Tolerated failure threshold for Distributed Map state - AWS Step Functions

Tolerated failure threshold for Distributed Map state

When you orchestrate large-scale parallel workloads, you can also define a tolerated failure threshold. This value lets you specify the maximum number of, or percentage of, failed items as a failure threshold for a Map Run. Depending on which value you specify, your Map Run fails automatically if it exceeds the threshold. If you specify both values, the workflow fails when it exceeds either value.

Specifying a threshold helps you fail a specific number of items before the entire Map Run fails. Step Functions returns a States.ExceedToleratedFailureThreshold error when the Map Run fails because the specified threshold is exceeded.

Note

Step Functions may continue to run child workflows in a Map Run even after the tolerated failure threshold is exceeded, but before the Map Run fails.

To specify the threshold value in Workflow Studio, select Set a tolerated failure threshold in Additional configuration under the Runtime settings field.

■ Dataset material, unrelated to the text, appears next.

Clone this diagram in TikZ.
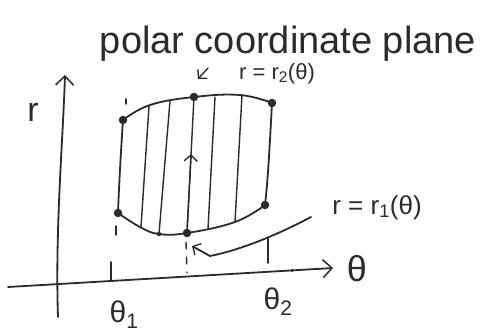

Tolerated failure percentage

Defines the percentage of failed items to tolerate. Your Map Run fails if this value is exceeded. Step Functions calculates the percentage of failed items as the result of the total number of failed or timed out items divided by the total number of items. You must specify a value between zero and 100. The default percentage value is zero, which means that the workflow fails if any one of its child workflow executions fails or times out. If you specify the percentage as 100, the workflow won’t fail even if all child workflow executions fail.

Alternatively, you can specify the percentage as a reference path to an existing key-value pair in your Distributed Map state input. This path must resolve to a positive integer between 0 and 100 at runtime. You specify the reference path in the ToleratedFailurePercentagePath sub-field.

For example, given the following input:

{ "percentage": 15 }

You can specify the percentage using a reference path to that input as follows:

{ ... "Map": { "Type": "Map", ... "ToleratedFailurePercentagePath": "$.percentage" ... } }
Important

You can specify either ToleratedFailurePercentage or ToleratedFailurePercentagePath, but not both in your Distributed Map state definition.

Tolerated failure count

Defines the number of failed items to tolerate. Your Map Run fails if this value is exceeded.

Alternatively, you can specify the count as a reference path to an existing key-value pair in your Distributed Map state input. This path must resolve to a positive integer at runtime. You specify the reference path in the ToleratedFailureCountPath sub-field.

For example, given the following input:

{ "count": 10 }

You can specify the number using a reference path to that input as follows:

{ ... "Map": { "Type": "Map", ... "ToleratedFailureCountPath": "$.count" ... } }
Important

You can specify either ToleratedFailureCount or ToleratedFailureCountPath, but not both in your Distributed Map state definition.